Wednesday, 7 November 2012

Appro Introduces Liquid-Cooled Supercomputer


Appro introduced the new Appro Xtreme-Cool Supercomputer, which features an energy-efficient design using warm water liquid-cooling heat exchangers and no chillers. The system also recaptures heat to support  produces 80% heat capture to the warm water for possible heat reuse. The company will showcase the system at the SC12 event next week in Salt Lake City.

The new Xtreme-Cool supercomputer is composed of blade nodes that are typically installed in a cluster. The liquid cooling installed in the noded is connected to the Coolant Distribution Unit (CDU) via tubes with drip-free quick connects. Leak detection and prevention is integrated in the system for an extra measure of protection. Integrated remote power and temperature monitoring and reporting is also provided.

“Appro’s new Xtreme-Cool Supercomputer is aimed squarely at the worldwide high performance computing market, which reached a record $10.3 billion in 2011 and is predicted by IDC to exceed $14 billion by 2016,” said Earl Joseph, IDC HPC Program Vice President. ”Appro’s new product is designed to address key customer requirements such as less or no air-conditioning in the datacenter with warm liquid-cooling heat exchanger technology, which enables direct cooling of the compute processor and memory combined with power and temperature monitoring software. This has the potential to improve price/performance and TCO for dense, large-scale cluster environments.”

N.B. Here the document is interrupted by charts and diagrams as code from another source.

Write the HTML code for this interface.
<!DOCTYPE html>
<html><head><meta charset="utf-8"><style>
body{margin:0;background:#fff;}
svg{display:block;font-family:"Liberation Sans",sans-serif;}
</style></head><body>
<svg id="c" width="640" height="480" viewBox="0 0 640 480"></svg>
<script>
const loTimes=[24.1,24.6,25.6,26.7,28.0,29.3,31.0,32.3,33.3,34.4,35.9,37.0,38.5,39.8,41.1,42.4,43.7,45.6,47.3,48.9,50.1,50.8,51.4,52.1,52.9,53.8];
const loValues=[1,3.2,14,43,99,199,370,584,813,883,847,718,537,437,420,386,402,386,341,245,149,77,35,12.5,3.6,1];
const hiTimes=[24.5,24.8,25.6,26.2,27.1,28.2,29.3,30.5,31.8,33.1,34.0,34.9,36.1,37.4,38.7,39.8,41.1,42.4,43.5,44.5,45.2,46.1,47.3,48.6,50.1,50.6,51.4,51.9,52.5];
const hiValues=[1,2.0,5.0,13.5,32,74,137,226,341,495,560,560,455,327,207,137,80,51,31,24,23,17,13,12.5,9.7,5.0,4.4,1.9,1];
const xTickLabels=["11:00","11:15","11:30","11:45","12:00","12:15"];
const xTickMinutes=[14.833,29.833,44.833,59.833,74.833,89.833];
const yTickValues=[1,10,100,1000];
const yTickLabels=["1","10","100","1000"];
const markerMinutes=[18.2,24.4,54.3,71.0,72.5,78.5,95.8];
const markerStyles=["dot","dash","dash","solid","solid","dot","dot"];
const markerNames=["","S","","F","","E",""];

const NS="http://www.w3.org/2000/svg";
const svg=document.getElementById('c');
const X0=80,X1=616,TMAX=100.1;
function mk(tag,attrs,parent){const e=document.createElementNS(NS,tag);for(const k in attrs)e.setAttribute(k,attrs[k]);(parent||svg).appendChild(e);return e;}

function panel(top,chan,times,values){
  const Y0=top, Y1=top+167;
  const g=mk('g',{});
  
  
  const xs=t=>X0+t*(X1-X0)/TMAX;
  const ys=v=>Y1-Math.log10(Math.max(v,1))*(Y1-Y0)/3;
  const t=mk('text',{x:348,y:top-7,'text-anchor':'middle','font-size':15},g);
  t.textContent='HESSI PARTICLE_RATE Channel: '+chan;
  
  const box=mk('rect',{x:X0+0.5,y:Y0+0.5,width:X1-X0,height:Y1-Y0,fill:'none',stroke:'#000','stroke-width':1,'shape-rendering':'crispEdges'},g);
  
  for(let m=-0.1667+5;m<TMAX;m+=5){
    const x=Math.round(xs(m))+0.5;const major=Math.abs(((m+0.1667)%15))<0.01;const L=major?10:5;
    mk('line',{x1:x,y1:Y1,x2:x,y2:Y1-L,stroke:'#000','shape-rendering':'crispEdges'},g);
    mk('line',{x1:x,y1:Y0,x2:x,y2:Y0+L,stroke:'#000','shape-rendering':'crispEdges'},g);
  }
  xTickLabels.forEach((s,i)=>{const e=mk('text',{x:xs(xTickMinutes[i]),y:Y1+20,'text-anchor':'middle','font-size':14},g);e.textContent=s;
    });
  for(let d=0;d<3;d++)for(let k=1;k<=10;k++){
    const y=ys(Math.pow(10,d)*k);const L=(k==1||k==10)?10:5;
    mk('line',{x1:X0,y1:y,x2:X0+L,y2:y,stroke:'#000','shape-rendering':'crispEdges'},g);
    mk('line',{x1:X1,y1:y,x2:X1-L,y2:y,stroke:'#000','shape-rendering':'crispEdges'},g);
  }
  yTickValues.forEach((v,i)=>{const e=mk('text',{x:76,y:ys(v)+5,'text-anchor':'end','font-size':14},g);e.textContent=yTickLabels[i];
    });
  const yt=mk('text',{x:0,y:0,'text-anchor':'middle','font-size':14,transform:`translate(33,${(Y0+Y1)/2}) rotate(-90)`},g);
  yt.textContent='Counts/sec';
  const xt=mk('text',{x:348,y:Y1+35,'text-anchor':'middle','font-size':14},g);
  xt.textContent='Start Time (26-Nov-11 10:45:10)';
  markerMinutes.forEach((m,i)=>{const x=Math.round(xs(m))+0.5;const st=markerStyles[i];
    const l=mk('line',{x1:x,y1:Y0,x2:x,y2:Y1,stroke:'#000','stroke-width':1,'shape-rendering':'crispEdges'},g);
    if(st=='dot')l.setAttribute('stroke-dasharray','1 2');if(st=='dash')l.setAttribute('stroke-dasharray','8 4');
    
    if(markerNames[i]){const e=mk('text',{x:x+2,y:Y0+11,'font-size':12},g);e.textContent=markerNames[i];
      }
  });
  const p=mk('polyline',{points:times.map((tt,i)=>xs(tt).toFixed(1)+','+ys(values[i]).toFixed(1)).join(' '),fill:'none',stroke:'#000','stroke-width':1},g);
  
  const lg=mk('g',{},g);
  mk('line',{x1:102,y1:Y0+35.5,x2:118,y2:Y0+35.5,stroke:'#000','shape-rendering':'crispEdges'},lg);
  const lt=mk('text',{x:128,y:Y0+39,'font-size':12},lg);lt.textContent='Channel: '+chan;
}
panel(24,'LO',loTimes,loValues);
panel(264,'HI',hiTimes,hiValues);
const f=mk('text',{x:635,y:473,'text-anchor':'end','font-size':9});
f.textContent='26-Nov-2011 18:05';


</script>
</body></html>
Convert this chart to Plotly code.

Using a higher water temperature in a cooling system provides two benefits – it allows you to either use your chiller less, or not at all. Higher inlet water temperature maximizes the number of hours in which “free cooling” is possible through the use of water side economizers. Warm water cooling works best in a tightly-designed and controlled environment that focuses the cooling as closely as possible to the heat-generating components.

The Xtreme-Cool is targeted at medium-to-large data centers with HPC deployments up to 25 Petaflops of computing performance. The system is composed of two processors per node supporting approximately 80 nodes per rack in a standard 42U rack based on Intel Xeon processor E5 Family. It also supports hybrid processing based on Intel Xeon processors paired with Intel Xeon Phi coprocessors. It uses 480 volt power distribution with a choice of 208 or 277 volt power supplies for further energy savings.

“Customers who are pressing the state of the art in scientific discovery are looking for not only outstanding performance and energy-efficiency, but also programmability and manageability”, said Dr. Rajeeb Hazra, VP Intel Architecture Group and GM Technical Computing, Datacenter and Connected Systems Group. “The Appro Xtreme-Cool meets those needs by combining the power of Intel Xeon processor E5 family with the programmability and energy efficiency of the Intel Many Integrated architecture based Intel Xeon Phi coprocessors. This combination of technologies establishes a new standard for both programmer productivity and performance per watt.”

Appro also announced a delivery of a 113.2 Teraflop Xtreme-X supercomputer, based on a subcontract awarded to CSC, to the National Oceanic and Atmospheric Administration’s (NOAA) Hurricane Forecast Improvement Project (HFIP). The $317 million contract was awarded to CSC in 2011, and included the requirement to build a supercomputer for modeling weathering patterns.

“By installing the Appro Xtreme-X Supercomputer as part of the NOAA’s Hurricane Forecast Improvement Project (HFIP), CSC and Appro are working together to improve the reliability, fault tolerance and redundancy of the HPC solution, as well as flexibility for system scalability for future installations.” said Steve Baxter, program manager of CSC’s North American Public Sector.

The Appro Xtreme-X Supercomputer system configuration for NOAA features single rail QDR InfiniBand interconnect based on a dual socket, 8-core Intel Xeon processor E5 Family providing a total of 113.2 TFlops of computing performance and 10.9 TB of memory.